High debt to income ratio? Is 50% debt to income ratio too stringent? GSE (Government Sponsored Enterprise) loans allow for 43% to up to 50% debt to income ratio in geographical areas where housing is particularly expensive. A minimum FICO score of 620 and a 3 % down payment is also required.

Other common requirements for these loans are a history of the same line of work for the past 2 years, 4 weeks of consecutive pay stubs to verify income, most recent W2, and most recent 2 months bank statements.

Home loans are available and home loans are being made. Over 4 million purchase home loans were given to Americans in 2014 and thankfully those were largely to folks who have the financial capacity to own the debt the home ownership.

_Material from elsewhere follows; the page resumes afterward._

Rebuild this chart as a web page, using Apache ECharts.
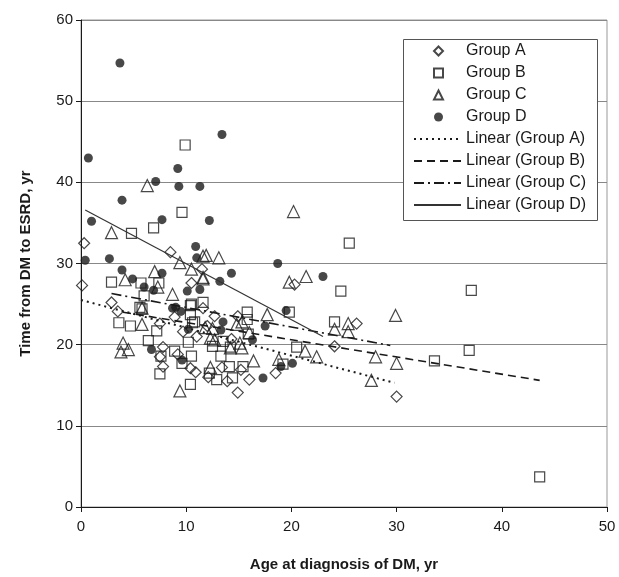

One of my 2015 housing predictions was that we would see 5%-10% total growth in mortgage purchase applications due to the low bar set last year.

Rest here ;-)

http://loganmohtashami.com/2015/04/09/tight-lending-and-other-urban-legends/

4   Blurtman   2015 Jul 15, 8:34am  

People get ahead by backing dogma in economics. Yellen taught an international econ class at UC Berkeley that I took and all I can say is - she was wrong then.

5   Philistine   2015 Jul 15, 8:52am  

It's in gramma's best interests to blame it on mortgage availability. Takes the heat off the real economic issues that they know they have zero control or understanding of.